Copiste au Louvre : une tradition vivante
Depuis son ouverture en 1793, le Musée du Louvre n’a pas seulement été un sanctuaire de l’art universel : il est aussi devenu, silencieusement, une école. Chaque jour, des milliers de visiteurs — parfois plus de 30 000 en période de pointe — franchissent ses portes pour contempler la Joconde, la Vénus de Milo ou La Liberté guidant le peuple. Mais derrière le flux des regards pressés, dans les allées plus discrètes, une autre histoire s’écrit : celle des copistes, ces peintres qui installent leur chevalet face aux chefs-d’œuvre et dialoguent, pinceau en main, avec les maîtres du passé.
Être copiste au Louvre ne se réduit pas à la reproduction mécanique d’une image. C’est un acte d’humilité et de persévérance, une école du regard où chaque glacis, chaque couche de couleur devient une initiation. De grands noms y ont forgé leur sensibilité : Ingres, Chassériau, Delacroix. Tous ont appris à « voir » en recopiant les maîtres, faisant de la copie une étape fondatrice du parcours académique. Delacroix affirmait qu’il s’agissait avant tout d’« apprendre à voir », et non simplement de « savoir faire ».






C’est dans cette filiation qu’Edgar Saillen s’inscrit lorsqu’il devient, dans les années 1990, copiste au Louvre. Chaque matin, il installe son chevalet sous les voûtes monumentales, au cœur d’un silence habité par la respiration des toiles. Face à Rembrandt, Titien ou Poussin, il s’astreint à un rituel exigeant : observer, comprendre, puis traduire, non pas la surface visible, mais l’âme profonde du tableau. Car copier au Louvre, c’est accepter que l’essentiel se cache dans la vibration d’une ombre, dans l’épaisseur d’une matière, dans la tension subtile entre lumière et obscurité.

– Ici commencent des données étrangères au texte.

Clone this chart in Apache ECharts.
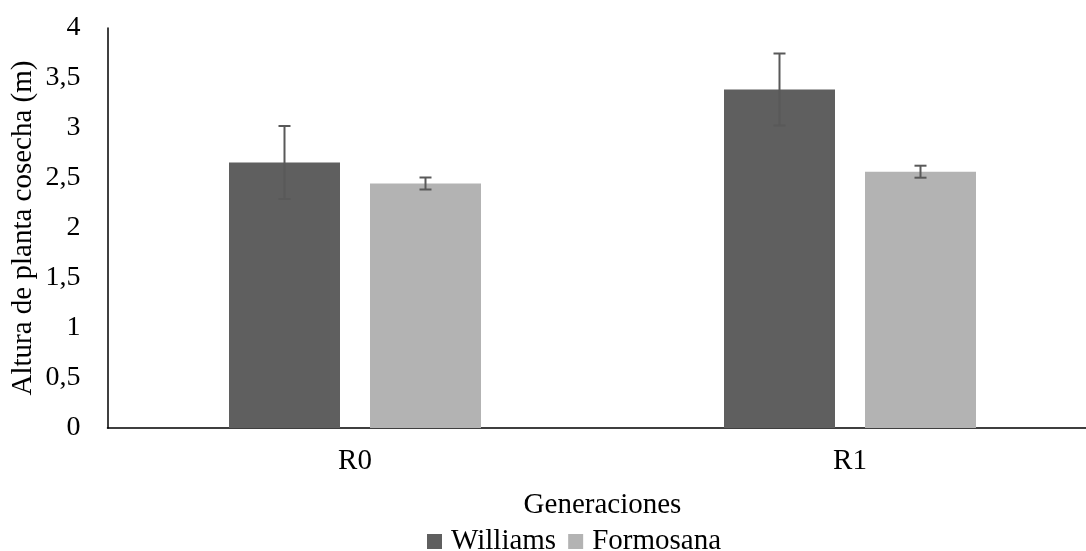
<!DOCTYPE html>
<html>
<head>
<meta charset="utf-8">
<script src="https://cdn.jsdelivr.net/npm/echarts@6/dist/echarts.min.js"></script>
<style>html,body{margin:0;padding:0;background:#fff;}#c{width:1086px;height:551px;}</style>
</head>
<body>
<div id="c"></div>
<script>
var categories = ['R0', 'R1'];
var williams = [2.655, 3.385];
var formosana = [2.445, 2.563];
var williamsErr = [0.365, 0.36];
var formosanaErr = [0.06, 0.06];
var yTicks = [0, 0.5, 1, 1.5, 2, 2.5, 3, 3.5, 4];

var BAR_W = 111, BAR_GAP = 30;
var FONT = 'Liberation Serif';

function errSeries(values, errs, side) {
  var data = values.map(function (v, i) { return [i, v - errs[i], v + errs[i]]; });
  return {
    type: 'custom',
    data: data,
    z: 10,
    silent: true,
    encode: { x: 0, y: [1, 2] },
    renderItem: function (params, api) {
      var off = side * (BAR_W + BAR_GAP) / 2;
      var lo = api.coord([api.value(0), api.value(1)]);
      var hi = api.coord([api.value(0), api.value(2)]);
      var x = lo[0] + off;
      var cap = 6;
      var st = { stroke: '#595959', lineWidth: 2 };
      return {
        type: 'group',
        children: [
          { type: 'line', shape: { x1: x, y1: lo[1], x2: x, y2: hi[1] }, style: st },
          { type: 'line', shape: { x1: x - cap, y1: lo[1], x2: x + cap, y2: lo[1] }, style: st },
          { type: 'line', shape: { x1: x - cap, y1: hi[1], x2: x + cap, y2: hi[1] }, style: st }
        ]
      };
    }
  };
}

var chart = echarts.init(document.getElementById('c'));
chart.setOption({
  animation: false,
  textStyle: { fontFamily: FONT },
  grid: { left: 107.5, width: 990, top: 28, height: 400, containLabel: false, outerBoundsMode: 'none' },
  legend: {
    data: ['Williams', 'Formosana'],
    left: 422, top: 522,
    itemWidth: 15, itemHeight: 15, itemGap: 12,
    icon: 'rect',
    textStyle: { fontFamily: FONT, fontSize: 29, color: '#000', padding: [0, 0, 0, 4] }
  },
  xAxis: {
    type: 'category',
    data: categories,
    name: 'Generaciones',
    nameLocation: 'middle',
    nameGap: 63,
    nameMoveOverlap: false,
    nameTextStyle: { fontFamily: FONT, fontSize: 29, color: '#000' },
    axisLine: { lineStyle: { color: '#000', width: 1.5 } },
    axisTick: { show: false },
    axisLabel: { fontFamily: FONT, fontSize: 29, color: '#000', margin: 19 }
  },
  yAxis: {
    type: 'value',
    min: yTicks[0], max: yTicks[yTicks.length - 1], interval: 0.5,
    name: 'Altura de planta cosecha (m)',
    nameLocation: 'middle',
    nameGap: 70,
    nameMoveOverlap: false,
    nameTextStyle: { fontFamily: FONT, fontSize: 29, color: '#000' },
    axisLine: { show: true, lineStyle: { color: '#000', width: 1.5 } },
    axisTick: { show: false },
    splitLine: { show: false },
    axisLabel: {
      fontFamily: FONT, fontSize: 28, color: '#000', margin: 27,
      formatter: function (v) { return String(v).replace('.', ','); }
    }
  },
  series: [
    { name: 'Williams', type: 'bar', data: williams, barWidth: BAR_W, barGap: (BAR_GAP / BAR_W * 100) + '%',
      itemStyle: { color: '#5f5f5f' } },
    { name: 'Formosana', type: 'bar', data: formosana, barWidth: BAR_W,
      itemStyle: { color: '#b3b3b3' } },
    errSeries(williams, williamsErr, -1),
    errSeries(formosana, formosanaErr, 1)
  ]
});
</script>
</body>
</html>
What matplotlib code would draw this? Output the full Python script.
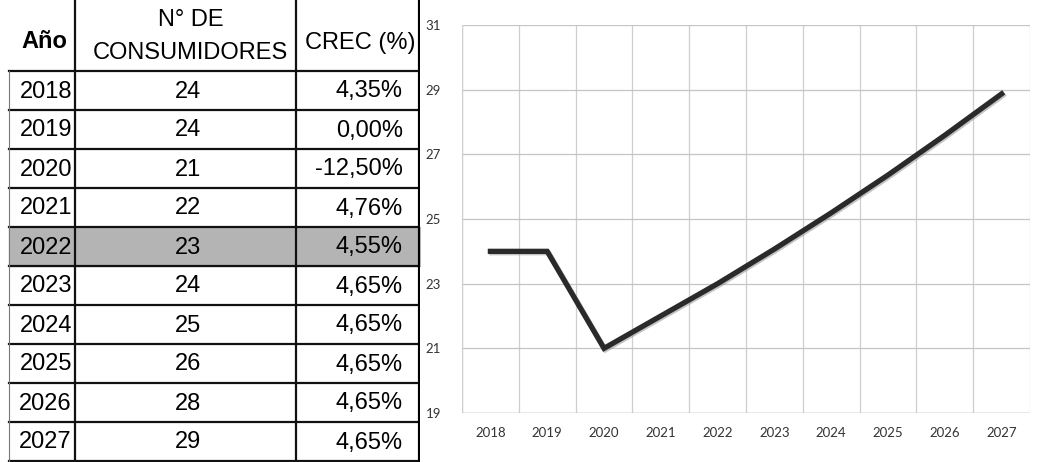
import matplotlib.pyplot as plt
import matplotlib.patheffects as pe
from matplotlib.ticker import MultipleLocator

# ==============================
# Datos de la tabla
# ==============================
anios = ['2018', '2019', '2020', '2021', '2022', '2023', '2024', '2025', '2026', '2027']
consumidores = ['24', '24', '21', '22', '23', '24', '25', '26', '28', '29']
crecimiento = ['4,35%', '0,00%', '-12,50%', '4,76%', '4,55%',
               '4,65%', '4,65%', '4,65%', '4,65%', '4,65%']
fila_resaltada = '2022'

# Valores de la curva (proyección sin redondear)
curva = [24.0, 24.0, 21.0, 22.0, 23.0, 24.07, 25.19, 26.36, 27.59, 28.87]
y_ticks = [19, 21, 23, 25, 27, 29, 31]

W, H = 1037, 462
fig = plt.figure(figsize=(W / 100, H / 100), dpi=100)

# ==============================
# Tabla (coordenadas en píxeles)
# ==============================
TW = 420
axt = fig.add_axes([0, 0, TW / W, 1])
axt.set_xlim(0, TW)
axt.set_ylim(H, 0)
axt.axis('off')

x_cols = [9, 75, 296, 420]
y_head = 71
row_h = 39
fuente = 'Liberation Sans'
fs = 17

# fila resaltada
i_res = anios.index(fila_resaltada)
axt.fill_between([x_cols[0], x_cols[-1]], y_head + i_res * row_h,
                 y_head + (i_res + 1) * row_h, color='#b4b4b4', zorder=0)

# encabezado
axt.text((x_cols[0] + x_cols[1]) / 2 + 2, 42, 'Año', ha='center', va='center',
         fontsize=fs, fontweight='bold', family=fuente)
axt.text((x_cols[1] + x_cols[2]) / 2 + 5, 20, 'N° DE', ha='center', va='center',
         fontsize=fs, family=fuente)
axt.text((x_cols[1] + x_cols[2]) / 2 + 5, 53, 'CONSUMIDORES', ha='center', va='center',
         fontsize=fs, family=fuente)
axt.text((x_cols[2] + x_cols[3]) / 2 + 2, 43, 'CREC (%)', ha='center', va='center',
         fontsize=fs, family=fuente)

# filas
for i, (a, c, p) in enumerate(zip(anios, consumidores, crecimiento)):
    yc = y_head + (i + 0.5) * row_h + 1
    axt.text(x_cols[1] - 3, yc, a, ha='right', va='center', fontsize=fs, family=fuente)
    axt.text((x_cols[1] + x_cols[2]) / 2 + 3, yc, c, ha='center', va='center',
             fontsize=fs, family=fuente)
    axt.text(x_cols[3] - 17, yc, p, ha='right', va='center', fontsize=fs, family=fuente)

# líneas de la tabla
for k in range(len(anios) + 1):
    y = y_head + k * row_h
    axt.plot([x_cols[0], x_cols[-1]], [y, y], color='#111111', lw=1.6)
axt.plot([x_cols[0], x_cols[0]], [y_head, y_head + len(anios) * row_h], color='#777777', lw=0.8)
for x in x_cols[1:3]:
    axt.plot([x, x], [0, H], color='#111111', lw=1.6)
axt.plot([x_cols[3], x_cols[3]], [0, H], color='#000000', lw=3)

# ==============================
# Gráfica
# ==============================
left, right = 462, 1030
top, bottom = 25, 413
ax = fig.add_axes([left / W, 1 - bottom / H, (right - left) / W, (bottom - top) / H])
x = range(len(anios))
ax.plot(x, curva, color='#2a2a2a', lw=3.8, solid_joinstyle='miter', zorder=3,
        path_effects=[pe.SimpleLineShadow(offset=(1, -1), shadow_color='#888888', alpha=0.5),
                      pe.Normal()])
ax.set_xlim(-0.5, len(anios) - 0.5)
ax.set_ylim(19, 31)
ax.set_yticks(y_ticks)
ax.set_xticks(list(x))
ax.set_xticklabels(anios)
ax.xaxis.set_minor_locator(MultipleLocator(1, offset=0.5))
ax.grid(which='minor', axis='x', color='#cfcfcf', lw=0.9)
ax.grid(which='major', axis='y', color='#c4c4c4', lw=0.9)
ax.tick_params(which='both', length=0)
ax.tick_params(axis='x', pad=10, labelsize=9.5, colors='#333333')
ax.tick_params(axis='y', pad=15, labelsize=9.5, colors='#333333')
for lbl in ax.get_xticklabels() + ax.get_yticklabels():
    lbl.set_family('Lato')
for s in ax.spines.values():
    s.set_visible(False)
ax.axvline(-0.5, color='#cfcfcf', lw=0.9)
ax.axhline(19, color='#b0b0b0', lw=1.0)

fig.savefig('out.png', dpi=100)
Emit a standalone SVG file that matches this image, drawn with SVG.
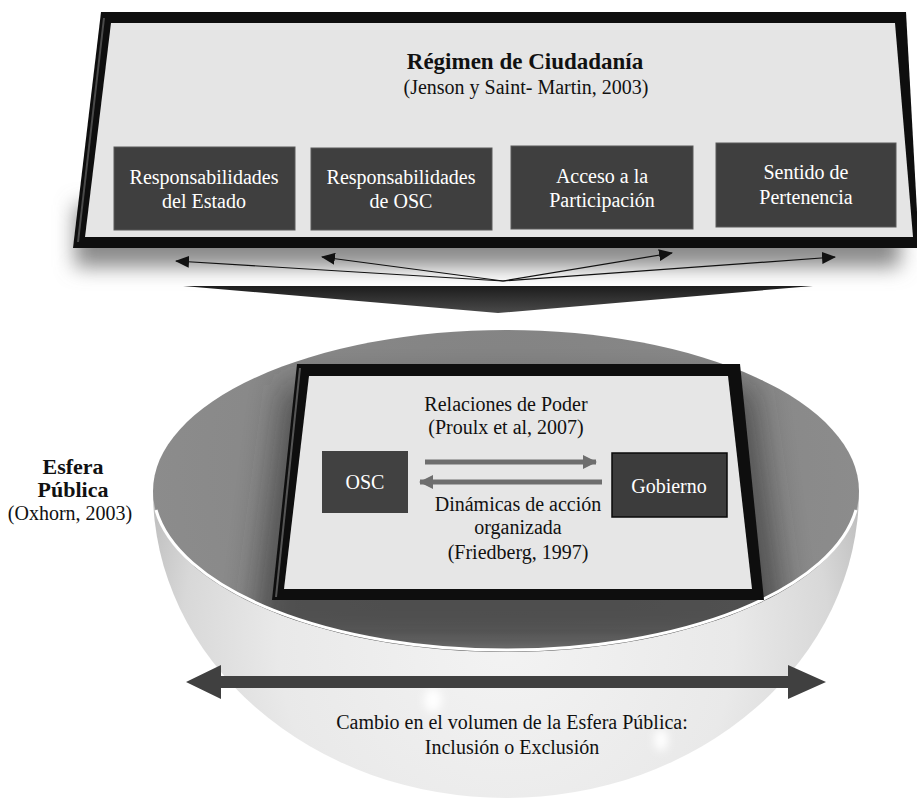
<svg xmlns="http://www.w3.org/2000/svg" width="917" height="804" viewBox="0 0 917 804">
<style>
  text { font-size: 20px; text-anchor: middle; }
  .dark { fill: #3f3f3f; stroke: #5a5a5a; stroke-width: 1; }
  .wt { fill: #ffffff; }
  .bk { fill: #111111; }
  .bold { font-weight: bold; font-size: 22px; }
  .title { font-size: 23px; }
  .thin { stroke: #111; stroke-width: 1.2; fill: none; marker-end: url(#thinHead); }
  .fat { stroke: #6e6e6e; stroke-width: 5; fill: none; marker-end: url(#fatHead); }
</style>
<defs>
  <marker id="thinHead" markerUnits="userSpaceOnUse" markerWidth="14" markerHeight="12" viewBox="0 0 14 12" refX="13" refY="6" orient="auto">
    <path d="M0,0 L14,6 L0,12 Z" fill="#111"/>
  </marker>
  <marker id="fatHead" markerUnits="userSpaceOnUse" markerWidth="14" markerHeight="14" viewBox="0 0 14 14" refX="13" refY="7" orient="auto">
    <path d="M0,0 L14,7 L0,14 Z" fill="#6e6e6e"/>
  </marker>
  <filter id="blur10" x="-20%" y="-50%" width="140%" height="200%"><feGaussianBlur stdDeviation="10"/></filter>
  <filter id="blur16" x="-30%" y="-30%" width="160%" height="160%"><feGaussianBlur stdDeviation="16"/></filter>
  <filter id="blur4" x="-100%" y="-100%" width="300%" height="300%"><feGaussianBlur stdDeviation="4"/></filter>
  <linearGradient id="chev" x1="0" y1="0" x2="0" y2="1">
    <stop offset="0" stop-color="#1c1c1c"/>
    <stop offset="1" stop-color="#4a4a4a"/>
  </linearGradient>
  <radialGradient id="bowlGrad" gradientUnits="userSpaceOnUse" cx="506" cy="640" r="380">
    <stop offset="0" stop-color="#f3f3f3"/>
    <stop offset="0.6" stop-color="#e9e9e9"/>
    <stop offset="0.85" stop-color="#d8d8d8"/>
    <stop offset="1" stop-color="#bcbcbc"/>
  </radialGradient>
  <radialGradient id="topGrad" gradientUnits="userSpaceOnUse" cx="506" cy="470" r="360">
    <stop offset="0" stop-color="#808080"/>
    <stop offset="1" stop-color="#8c8c8c"/>
  </radialGradient>
  <clipPath id="topClip"><ellipse cx="506" cy="491" rx="353" ry="161"/></clipPath>
</defs>

<!-- Régimen de Ciudadanía frame -->
<g id="regimen">
  <rect x="75" y="205" width="825" height="62" fill="#8a8a8a" filter="url(#blur10)"/>
  <polygon points="101,12 906,12 919,248 73,248" fill="#0e0e0e"/>
  <polygon points="111,23 895,23 913,237 85,237" fill="#e5e5e5"/>
  <line x1="104" y1="18" x2="78" y2="242" stroke="#4a4a4a" stroke-width="2"/>
  <text class="bold title bk" font-family="Liberation Serif" x="525" y="69">Régimen de Ciudadanía</text>
  <text class="bk" font-family="Liberation Serif" x="526" y="94">(Jenson y Saint- Martin, 2003)</text>
</g>

<g id="resp-estado">
  <rect class="dark" x="114" y="147" width="181" height="83"/>
  <text class="wt" font-family="Liberation Serif" x="204" y="184">Responsabilidades</text>
  <text class="wt" font-family="Liberation Serif" x="204" y="208">del Estado</text>
</g>
<g id="resp-osc">
  <rect class="dark" x="311" y="148" width="181" height="82"/>
  <text class="wt" font-family="Liberation Serif" x="401" y="184">Responsabilidades</text>
  <text class="wt" font-family="Liberation Serif" x="401" y="208">de OSC</text>
</g>
<g id="acceso">
  <rect class="dark" x="511" y="146" width="182" height="83"/>
  <text class="wt" font-family="Liberation Serif" x="602" y="183">Acceso a la</text>
  <text class="wt" font-family="Liberation Serif" x="602" y="207">Participación</text>
</g>
<g id="sentido">
  <rect class="dark" x="716" y="143" width="180" height="84"/>
  <text class="wt" font-family="Liberation Serif" x="806" y="179">Sentido de</text>
  <text class="wt" font-family="Liberation Serif" x="806" y="204">Pertenencia</text>
</g>

<!-- Chevron -->
<g id="chevron">
  <polygon points="183,286 813,286 498,313" fill="url(#chev)"/>
</g>

<!-- Esfera Pública bowl -->
<g id="esfera">
  <path d="M153,491 A353,307 0 0 0 859,491 Z" fill="url(#bowlGrad)"/>
  <ellipse cx="433" cy="700" rx="9" ry="12" fill="#ffffff" filter="url(#blur4)"/>
  <ellipse cx="661" cy="740" rx="7" ry="11" fill="#ffffff" filter="url(#blur4)"/>
  <ellipse cx="506" cy="491" rx="353" ry="161" fill="url(#topGrad)"/>
  <g clip-path="url(#topClip)">
    <polygon points="285,385 752,385 790,650 250,650" fill="#2a2a2a" opacity="0.6" filter="url(#blur16)"/>
  </g>
  <path d="M156,510 A353,161 0 0 0 856,510" fill="none" stroke="#ffffff" stroke-width="3"/>
</g>

<!-- Inner frame -->
<g id="relaciones">
  <polygon points="297,364 740,364 764,600 272,600" fill="#0e0e0e"/>
  <polygon points="309,376 728,376 752,589 284,589" fill="#e6e6e6"/>
  <line x1="300" y1="368" x2="276" y2="597" stroke="#555" stroke-width="2"/>
  <text class="bk" font-family="Liberation Serif" x="506" y="411">Relaciones de Poder</text>
  <text class="bk" font-family="Liberation Serif" x="506" y="434">(Proulx et al, 2007)</text>
  <text class="bk" font-family="Liberation Serif" x="518" y="511">Dinámicas de acción</text>
  <text class="bk" font-family="Liberation Serif" x="518" y="534">organizada</text>
  <text class="bk" font-family="Liberation Serif" x="518" y="559">(Friedberg, 1997)</text>
</g>

<g id="osc">
  <rect x="322" y="451" width="86" height="62" fill="#414141"/>
  <text class="wt" font-family="Liberation Serif" x="365" y="489">OSC</text>
</g>
<g id="gobierno">
  <rect x="612" y="453" width="115" height="64" fill="#3c3c3c" stroke="#0a0a0a" stroke-width="1.5"/>
  <text class="wt" font-family="Liberation Serif" x="669" y="493">Gobierno</text>
</g>

<!-- Connectors -->
<g id="connectors">
  <line class="thin" x1="503" y1="281" x2="176" y2="261"/>
  <line class="thin" x1="503" y1="281" x2="322" y2="257"/>
  <line class="thin" x1="503" y1="281" x2="672" y2="253"/>
  <line class="thin" x1="503" y1="281" x2="835" y2="257"/>
  <line class="fat" x1="425" y1="462" x2="596" y2="462"/>
  <line class="fat" x1="602" y1="482" x2="420" y2="482"/>
  <polygon points="186,682 221,665 221,676 788,676 788,665 826,682 788,699 788,688 221,688 221,699" fill="#404040"/>
</g>

<g id="cambio">
  <text class="bk" font-family="Liberation Serif" x="512" y="729">Cambio en el volumen de la Esfera Pública:</text>
  <text class="bk" font-family="Liberation Serif" x="512" y="754">Inclusión o Exclusión</text>
</g>

<g id="esfera-label">
  <text class="bold bk" font-family="Liberation Serif" x="73" y="474">Esfera</text>
  <text class="bold bk" font-family="Liberation Serif" x="73" y="497">Pública</text>
  <text class="bk" font-family="Liberation Serif" x="70" y="520">(Oxhorn, 2003)</text>
</g>
</svg>
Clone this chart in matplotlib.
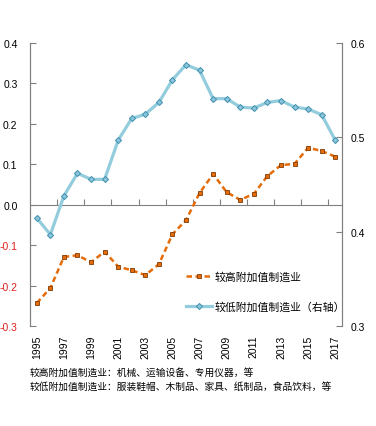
import matplotlib
matplotlib.use('Agg')
import matplotlib.pyplot as plt

# Data
years = list(range(1995, 2018))
higher_value = [-0.243, -0.206, -0.129, -0.125, -0.142, -0.116, -0.153, -0.162,
                -0.174, -0.147, -0.073, -0.038, 0.029, 0.076, 0.031, 0.012,
                0.027, 0.071, 0.098, 0.101, 0.141, 0.133, 0.119]
lower_value = [0.4145, 0.397, 0.438, 0.462, 0.4555, 0.4555, 0.497, 0.520,
               0.5245, 0.537, 0.561, 0.577, 0.571, 0.541, 0.541, 0.532,
               0.531, 0.537, 0.539, 0.532, 0.530, 0.524, 0.497]
left_ticks = [-0.3, -0.2, -0.1, 0.0, 0.1, 0.2, 0.3, 0.4]
right_ticks = [0.3, 0.4, 0.5, 0.6]
label_high = '较高附加值制造业'
label_low = '较低附加值制造业（右轴）'
note_lines = ['较高附加值制造业：机械、运输设备、专用仪器，等',
              '较低附加值制造业：服装鞋帽、木制品、家具、纸制品，食品饮料，等']

plt.rcParams['font.family'] = ['Liberation Sans', 'Noto Sans CJK SC']
cjk = ['Noto Sans CJK SC', 'DejaVu Sans']
axis_grey = '#808080'

fig = plt.figure(figsize=(3.76, 4.27), dpi=100)
ax = fig.add_axes([0.0798, 0.234, 0.8298, 0.663])
ax2 = ax.twinx()

x = list(range(len(years)))

# orange dashed series on left axis
l1, = ax.plot(x, higher_value, color='#E46C0A', lw=1.8, ls=(0, (2.2, 1.4)),
              marker='s', ms=3.5, mfc='#E46C0A', mec='#7F3A05', mew=0.6,
              label=label_high)
# blue series on right axis
l2, = ax2.plot(x, lower_value, color='#93CDDD', lw=2.3, marker='D', ms=3.1,
               mfc='#8CC6DA', mec='#3E8FAF', mew=0.7, label=label_low)

ax.set_xlim(-0.5, len(years) - 0.5)
ax.set_ylim(-0.3, 0.4)
ax2.set_ylim(0.3, 0.6)
ax.set_yticks(left_ticks)
ax.set_yticklabels(['%.1f' % v for v in left_ticks])
ax2.set_yticks(right_ticks)
ax2.set_yticklabels(['%.1f' % v for v in right_ticks])

for a in (ax, ax2):
    a.spines['top'].set_visible(False)
    a.spines['bottom'].set_visible(False)
    a.spines['left'].set_color(axis_grey)
    a.spines['right'].set_color(axis_grey)

ax.tick_params(axis='y', direction='in', length=4, color=axis_grey,
               labelsize=7.5, pad=9)
ax2.tick_params(axis='y', direction='in', length=4, color=axis_grey,
                labelsize=7.5, pad=6)
for lab, v in zip(ax.get_yticklabels(), left_ticks):
    if v < 0:
        lab.set_color('#E0201B')

# year labels at the bottom, every other year
ax.set_xticks(x[::2])
ax.set_xticklabels([str(y) for y in years[::2]], rotation=90, fontsize=7.5)
ax.tick_params(axis='x', length=0, pad=6)

# horizontal axis line at zero with inward ticks between categories
zero_pos = 0.3 / 0.7
sec = ax.secondary_xaxis(zero_pos)
sec.spines['bottom'].set_color(axis_grey)
sec.spines['bottom'].set_linewidth(0.8)
sec.set_xticks([k - 0.5 for k in range(2, len(years), 2)])
sec.set_xticklabels([])
sec.tick_params(axis='x', direction='in', length=4, color=axis_grey)

ax.legend(handles=[l1, l2], loc='upper left', bbox_to_anchor=(0.485, 0.21),
          frameon=False, prop={'family': cjk, 'size': 7.8},
          handlelength=2.4, handletextpad=0.3, labelspacing=1.8,
          borderaxespad=0)

fig.text(0.08, 0.128, note_lines[0], family=cjk, fontsize=7, va='center')
fig.text(0.08, 0.095, note_lines[1], family=cjk, fontsize=7, va='center')

fig.savefig('out.png', dpi=100)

Edgar raconte souvent que ces années furent une « ascèse picturale ». Dans la lumière tamisée des salles hollandaises, il retrouvait la leçon du clair-obscur : la vérité ne surgit pas du contour mais du contraste, de ce qui apparaît et de ce qui demeure voilé. Chaque toile copiée devenait ainsi un passage initiatique, une méditation silencieuse qui liait son propre geste au souffle immémorial des maîtres. Loin d’être une répétition scolaire, c’était une recherche de vérité picturale : comprendre comment le Caravage faisait jaillir la vie d’un rayon de lumière, comment Zurbarán donnait à un pli de drapé une intensité spirituelle, ou comment Poussin organisait la clarté d’un récit à travers la rigueur des lignes.

Le public, souvent fasciné, s’arrêtait à ses côtés. Voir un copiste travailler, c’était voir un pont se tendre entre le XVIIᵉ siècle et aujourd’hui, entre le musée et l’atelier. Dans un lieu fréquenté par des millions de visiteurs annuels, Edgar redonnait à l’expérience artistique une lenteur, un silence, une densité. Ses toiles, issues de ce labeur, ne sont pas de simples copies : elles sont des résonances, des dialogues vivants avec une tradition menacée d’oubli à une époque où l’enseignement académique s’effaçait peu à peu des écoles d’art.
Aujourd’hui encore, cette expérience marque profondément sa pratique et son enseignement. Devenir copiste au Louvre, c’était pour lui une forme de résistance : résister à la vitesse de l’époque, à la superficialité du regard, à la tentation d’oublier la patience du geste. C’était choisir de se nourrir directement à la source, auprès des grands maîtres, pour ensuite transmettre aux élèves et aux amateurs un savoir-faire séculaire.
Comme le disait Rodin, « C’est en regardant les maîtres qu’on apprend à se regarder soi-même ». Edgar en a fait l’expérience dans l’une des plus grandes écoles du monde : le Louvre.